The department agreed. That student was Fannie Gaudette, who is now the Director of the BU singers.
“That’s the kind of person that gets into here,” he said; the kind that approaches music in a roundabout way, and then dives in wholeheartedly under the guidance of a talented, close-knit faculty.
Eby’s first office was a former washroom, part of the old dining hall in the Mckinnon building. He used to have to walk through his colleague Tom Gordon’s class full of students to get to it, he said.
In the 1990s the department moved into its current home.
“It’s like they sat down and designed the perfect building,” Eby said, “There couldn’t be a better design.”
Standing in the centre of the building, one direction is Bandeen concert hall, one direction is practice rooms, one direction is faculty offices, one direction is classroom space, “and everyone congregates in the middle,” Eby said, explaining that since the students and professors pass each other regularly throughout the day, there is a familiarity there that creates a bond within members of the department.

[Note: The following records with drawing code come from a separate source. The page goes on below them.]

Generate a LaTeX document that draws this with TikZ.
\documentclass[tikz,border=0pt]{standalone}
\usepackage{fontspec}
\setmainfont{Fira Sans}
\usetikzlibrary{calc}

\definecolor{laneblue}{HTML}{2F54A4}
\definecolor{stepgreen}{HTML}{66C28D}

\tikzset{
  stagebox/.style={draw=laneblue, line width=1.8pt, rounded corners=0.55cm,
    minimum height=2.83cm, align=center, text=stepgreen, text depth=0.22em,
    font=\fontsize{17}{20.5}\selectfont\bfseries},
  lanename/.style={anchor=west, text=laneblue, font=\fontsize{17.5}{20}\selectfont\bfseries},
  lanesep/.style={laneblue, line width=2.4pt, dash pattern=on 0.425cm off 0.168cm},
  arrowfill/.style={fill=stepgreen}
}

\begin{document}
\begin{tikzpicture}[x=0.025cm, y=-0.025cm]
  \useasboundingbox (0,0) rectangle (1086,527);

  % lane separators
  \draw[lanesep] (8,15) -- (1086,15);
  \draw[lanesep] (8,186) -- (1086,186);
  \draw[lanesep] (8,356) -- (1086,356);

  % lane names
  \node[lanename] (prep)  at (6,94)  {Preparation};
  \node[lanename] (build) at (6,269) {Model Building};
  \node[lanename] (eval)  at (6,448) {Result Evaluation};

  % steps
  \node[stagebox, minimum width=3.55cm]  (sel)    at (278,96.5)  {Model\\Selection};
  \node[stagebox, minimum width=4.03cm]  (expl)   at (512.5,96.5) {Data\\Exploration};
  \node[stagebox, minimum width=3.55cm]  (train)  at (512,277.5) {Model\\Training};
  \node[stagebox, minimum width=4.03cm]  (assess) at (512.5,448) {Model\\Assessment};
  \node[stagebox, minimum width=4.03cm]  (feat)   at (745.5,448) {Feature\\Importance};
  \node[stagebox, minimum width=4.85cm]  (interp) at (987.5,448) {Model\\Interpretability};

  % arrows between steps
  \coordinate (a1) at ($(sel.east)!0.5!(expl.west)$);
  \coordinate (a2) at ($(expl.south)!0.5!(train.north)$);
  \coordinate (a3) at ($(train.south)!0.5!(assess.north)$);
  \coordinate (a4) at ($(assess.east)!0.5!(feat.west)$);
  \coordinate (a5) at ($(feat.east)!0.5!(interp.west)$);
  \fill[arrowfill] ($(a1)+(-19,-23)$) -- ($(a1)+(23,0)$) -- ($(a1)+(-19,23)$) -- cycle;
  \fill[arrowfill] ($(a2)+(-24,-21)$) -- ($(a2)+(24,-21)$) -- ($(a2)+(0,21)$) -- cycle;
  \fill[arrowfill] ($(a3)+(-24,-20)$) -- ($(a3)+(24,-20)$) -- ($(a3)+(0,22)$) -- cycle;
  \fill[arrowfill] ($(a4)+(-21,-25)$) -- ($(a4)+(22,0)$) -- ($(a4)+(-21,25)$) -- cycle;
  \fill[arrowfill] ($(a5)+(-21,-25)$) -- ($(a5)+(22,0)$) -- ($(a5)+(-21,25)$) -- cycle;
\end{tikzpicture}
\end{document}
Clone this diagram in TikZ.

“One of the interesting things about the program is that it is driven by student interest,” Eby said.
While the program used to have more of an emphasis on classical studies, Eby said these days around half the students choose classical, and the other half opts for jazz/pop.
“It took student initiatives to push things along,” Eby said, adding there is even a recording studio in the department, established by one of the students. It is used for an introduction to recording technology course, and equipment is also available to record students’ recitals and performances.
“We don’t aim to do the same thing as big programs,” Eby said.
What the department manages to accomplish, however, is just as grand.
Throughout its 50th anniversary, the department has been highlighting the ‘stars of the department’.
This Friday, faculty member Ross Osmun will give a solo piano recital in Bandeen Hall, performing the works of Debussy, Rachmaninoff, Chopin, Liszt and W.A. Mozart.